Both the district and appeals courts had declined to reopen the original case on the grounds that, pursuant to a court order in 1983, the school district became unitary in 1986 and that the case had been dismissed.
“The carrot of unitariness can be a meaningful incentive for school districts to desegregate only if we abide by our promise to release federal control when the job is done,” wrote Judge Patrick Higginbotham in the 17-page opinion.
Effect of Rulings
Desegregation experts agree that the practical effect of rulings such as those in Norfolk and Austin is that those who wish to challenge a unitary school district’s alteration of a desegregation plan must file a new lawsuit and bear the burden of proof. They will have to show that not only will the changes resegregate students by race, but also that the school board has a new and deliberate intention to practice discrimination.
Such a standard “imposes an impossible burden for the plaintiffs,” said Mr. Williams of the naacp-ldf
“I think we’re going to have some serious problems if that were to become the law of the land,” concurred William Taylor, a noted desegregation lawyer based in Washington.
The Fifth Circuit Court’s ruling in the second appeal in the Austin case seems to bear out these fears. It stemmed from a new lawsuit filed against the district shortly before the start of the school year by black plaintiffs seeking to block the new neighborhood-school plan.
The appeals court sustained the district court’s denial of a temporary injunction that would have invalidated the new plan, basing its decision in part on the fact that the black plaintiffs “had failed to prove the required purposeful discrimination.”
Contradictory Ruling
By contrast, in the Oklahoma City case the U.S. Court of Appeals for the 10th Circuit ruled in June 1986 that a finding of unitariness did not, in itself, prevent the original lawsuit from being reopened, provided that the court order in the case had not been formally dissolved.
The ruling, in Board of Education v.
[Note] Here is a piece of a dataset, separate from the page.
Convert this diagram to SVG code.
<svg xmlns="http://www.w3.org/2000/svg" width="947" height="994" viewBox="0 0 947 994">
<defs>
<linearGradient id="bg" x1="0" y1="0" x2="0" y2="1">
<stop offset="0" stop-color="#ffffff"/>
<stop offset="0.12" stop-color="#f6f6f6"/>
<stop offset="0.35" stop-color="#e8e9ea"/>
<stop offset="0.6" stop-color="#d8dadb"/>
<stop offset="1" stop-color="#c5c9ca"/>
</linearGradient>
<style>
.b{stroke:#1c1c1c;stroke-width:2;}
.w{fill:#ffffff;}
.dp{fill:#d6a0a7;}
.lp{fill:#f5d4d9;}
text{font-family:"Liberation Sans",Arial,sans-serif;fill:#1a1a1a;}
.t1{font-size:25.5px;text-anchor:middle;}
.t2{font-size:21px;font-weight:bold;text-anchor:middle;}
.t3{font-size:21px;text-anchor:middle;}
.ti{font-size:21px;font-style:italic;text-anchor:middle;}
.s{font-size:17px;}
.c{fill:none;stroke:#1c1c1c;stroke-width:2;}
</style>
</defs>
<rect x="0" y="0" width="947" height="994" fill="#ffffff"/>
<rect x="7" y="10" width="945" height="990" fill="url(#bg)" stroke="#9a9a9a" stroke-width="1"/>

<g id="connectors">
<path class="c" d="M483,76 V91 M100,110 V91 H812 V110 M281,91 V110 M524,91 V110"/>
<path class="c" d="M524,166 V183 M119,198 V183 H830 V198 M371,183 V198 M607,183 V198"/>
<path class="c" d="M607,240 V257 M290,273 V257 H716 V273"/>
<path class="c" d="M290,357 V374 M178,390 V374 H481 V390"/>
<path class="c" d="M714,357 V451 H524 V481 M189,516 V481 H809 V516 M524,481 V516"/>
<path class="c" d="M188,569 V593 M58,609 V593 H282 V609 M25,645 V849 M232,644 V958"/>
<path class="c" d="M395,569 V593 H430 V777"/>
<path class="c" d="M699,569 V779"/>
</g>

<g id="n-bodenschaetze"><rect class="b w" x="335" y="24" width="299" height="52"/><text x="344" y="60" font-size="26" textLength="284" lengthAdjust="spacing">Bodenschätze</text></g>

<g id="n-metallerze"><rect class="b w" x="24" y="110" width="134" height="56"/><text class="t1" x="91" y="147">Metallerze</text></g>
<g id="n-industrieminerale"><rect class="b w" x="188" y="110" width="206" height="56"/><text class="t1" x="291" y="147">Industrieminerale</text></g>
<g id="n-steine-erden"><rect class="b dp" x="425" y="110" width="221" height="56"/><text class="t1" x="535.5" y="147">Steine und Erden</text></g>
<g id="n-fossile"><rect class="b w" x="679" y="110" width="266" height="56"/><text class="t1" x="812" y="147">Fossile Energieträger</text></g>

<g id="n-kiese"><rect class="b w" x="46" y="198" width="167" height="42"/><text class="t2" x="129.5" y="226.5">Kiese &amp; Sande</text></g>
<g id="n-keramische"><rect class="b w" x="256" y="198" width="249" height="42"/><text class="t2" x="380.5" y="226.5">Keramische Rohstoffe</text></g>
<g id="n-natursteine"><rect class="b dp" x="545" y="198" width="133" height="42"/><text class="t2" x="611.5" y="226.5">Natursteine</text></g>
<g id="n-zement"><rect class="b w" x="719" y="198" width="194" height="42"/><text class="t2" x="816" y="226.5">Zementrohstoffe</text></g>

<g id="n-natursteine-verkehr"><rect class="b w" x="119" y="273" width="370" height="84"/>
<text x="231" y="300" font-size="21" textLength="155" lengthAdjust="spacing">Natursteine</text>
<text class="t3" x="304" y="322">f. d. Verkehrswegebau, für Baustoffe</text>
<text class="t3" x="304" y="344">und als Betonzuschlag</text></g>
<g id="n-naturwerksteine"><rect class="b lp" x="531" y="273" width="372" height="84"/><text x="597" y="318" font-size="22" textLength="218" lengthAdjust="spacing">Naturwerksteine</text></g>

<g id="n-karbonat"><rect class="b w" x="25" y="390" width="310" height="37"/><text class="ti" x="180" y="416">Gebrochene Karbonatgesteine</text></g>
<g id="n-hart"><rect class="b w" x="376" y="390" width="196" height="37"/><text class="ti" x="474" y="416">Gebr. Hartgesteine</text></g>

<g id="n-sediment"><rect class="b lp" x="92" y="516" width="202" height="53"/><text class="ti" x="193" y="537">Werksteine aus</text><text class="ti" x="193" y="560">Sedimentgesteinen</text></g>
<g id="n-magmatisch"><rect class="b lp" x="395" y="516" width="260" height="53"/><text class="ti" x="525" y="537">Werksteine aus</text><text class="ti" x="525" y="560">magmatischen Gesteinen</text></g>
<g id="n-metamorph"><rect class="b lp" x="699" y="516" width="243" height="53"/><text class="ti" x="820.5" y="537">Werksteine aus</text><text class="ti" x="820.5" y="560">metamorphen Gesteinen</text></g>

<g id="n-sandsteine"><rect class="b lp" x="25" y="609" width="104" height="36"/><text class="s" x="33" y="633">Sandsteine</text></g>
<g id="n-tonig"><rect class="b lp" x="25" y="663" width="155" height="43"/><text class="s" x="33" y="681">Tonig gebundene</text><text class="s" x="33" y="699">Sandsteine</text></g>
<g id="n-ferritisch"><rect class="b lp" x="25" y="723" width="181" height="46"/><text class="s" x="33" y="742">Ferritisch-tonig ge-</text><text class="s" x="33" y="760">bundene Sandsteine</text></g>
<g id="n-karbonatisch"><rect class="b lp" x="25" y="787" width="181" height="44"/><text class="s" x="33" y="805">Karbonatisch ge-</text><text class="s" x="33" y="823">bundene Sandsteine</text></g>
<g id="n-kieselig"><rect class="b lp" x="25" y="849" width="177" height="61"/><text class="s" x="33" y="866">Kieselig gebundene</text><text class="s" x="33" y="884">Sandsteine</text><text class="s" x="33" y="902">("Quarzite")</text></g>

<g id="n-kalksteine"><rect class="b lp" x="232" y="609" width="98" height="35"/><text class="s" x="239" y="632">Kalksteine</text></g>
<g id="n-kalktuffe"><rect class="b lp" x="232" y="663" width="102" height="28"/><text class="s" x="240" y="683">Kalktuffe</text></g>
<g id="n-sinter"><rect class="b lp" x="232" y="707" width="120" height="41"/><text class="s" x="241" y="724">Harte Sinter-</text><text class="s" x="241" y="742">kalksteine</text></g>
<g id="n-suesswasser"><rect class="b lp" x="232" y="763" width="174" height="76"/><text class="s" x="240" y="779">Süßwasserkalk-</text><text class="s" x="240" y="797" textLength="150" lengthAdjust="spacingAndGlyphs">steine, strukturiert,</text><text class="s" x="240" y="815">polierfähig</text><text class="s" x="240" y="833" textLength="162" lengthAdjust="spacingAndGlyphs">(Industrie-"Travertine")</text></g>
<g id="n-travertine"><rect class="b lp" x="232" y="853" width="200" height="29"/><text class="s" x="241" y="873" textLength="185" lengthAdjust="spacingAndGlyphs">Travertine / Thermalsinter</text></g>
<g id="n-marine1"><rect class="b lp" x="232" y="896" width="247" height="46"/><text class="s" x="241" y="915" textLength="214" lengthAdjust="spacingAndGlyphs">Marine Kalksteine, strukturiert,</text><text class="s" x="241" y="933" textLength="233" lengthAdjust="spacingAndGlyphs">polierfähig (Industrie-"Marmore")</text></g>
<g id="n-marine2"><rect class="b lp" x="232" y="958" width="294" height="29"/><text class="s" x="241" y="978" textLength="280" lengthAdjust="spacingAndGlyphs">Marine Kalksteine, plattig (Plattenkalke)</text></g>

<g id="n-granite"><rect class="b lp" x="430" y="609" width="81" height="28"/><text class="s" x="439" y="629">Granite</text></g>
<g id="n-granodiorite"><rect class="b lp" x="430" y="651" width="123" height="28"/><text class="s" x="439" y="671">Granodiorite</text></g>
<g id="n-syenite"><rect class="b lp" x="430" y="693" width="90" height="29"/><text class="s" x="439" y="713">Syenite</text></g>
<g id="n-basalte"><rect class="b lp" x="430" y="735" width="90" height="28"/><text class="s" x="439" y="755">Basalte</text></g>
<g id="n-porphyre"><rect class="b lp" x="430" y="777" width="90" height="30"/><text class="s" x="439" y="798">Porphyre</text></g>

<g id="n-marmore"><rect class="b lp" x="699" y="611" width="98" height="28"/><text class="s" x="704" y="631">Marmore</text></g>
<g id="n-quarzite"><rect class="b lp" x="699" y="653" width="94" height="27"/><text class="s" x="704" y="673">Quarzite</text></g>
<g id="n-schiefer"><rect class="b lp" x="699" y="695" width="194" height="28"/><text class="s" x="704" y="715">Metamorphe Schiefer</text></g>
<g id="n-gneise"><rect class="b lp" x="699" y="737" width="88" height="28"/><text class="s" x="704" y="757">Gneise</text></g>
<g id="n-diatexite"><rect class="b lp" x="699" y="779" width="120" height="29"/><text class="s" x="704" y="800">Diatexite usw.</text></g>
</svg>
Dowell, also conflicts with the Austin and Norfolk cases in that it held that the plaintiffs, when petitioning to reopen the lawsuit, had only to prove that the original court order in the case had been violated.
The Oklahoma City school board bore the burden of proving that “changed conditions require modification [of the desegregation order] or that the facts or law no longer require enforcement of the order.”
In last month’s ruling, Judge Bohanon agreed with the school board’s argument that changing housing patterns in the district caused longer bus rides for students and produced “hardship so extreme and unexpected as to make the decree oppressive.”
“It is clear from the evidence that the current Oklahoma City School Board,” he added, “more so than any this court has read about in reported case law, is conscientiously oriented to its duty to operate a unitary school system.”
The plaintiffs in Oklahoma City have announced that they will appeal the most recent ruling. Many observers predict that this is the case that will ultimately be chosen by the U.S. Supreme Court when it seeks a clear and final definition of unitariness.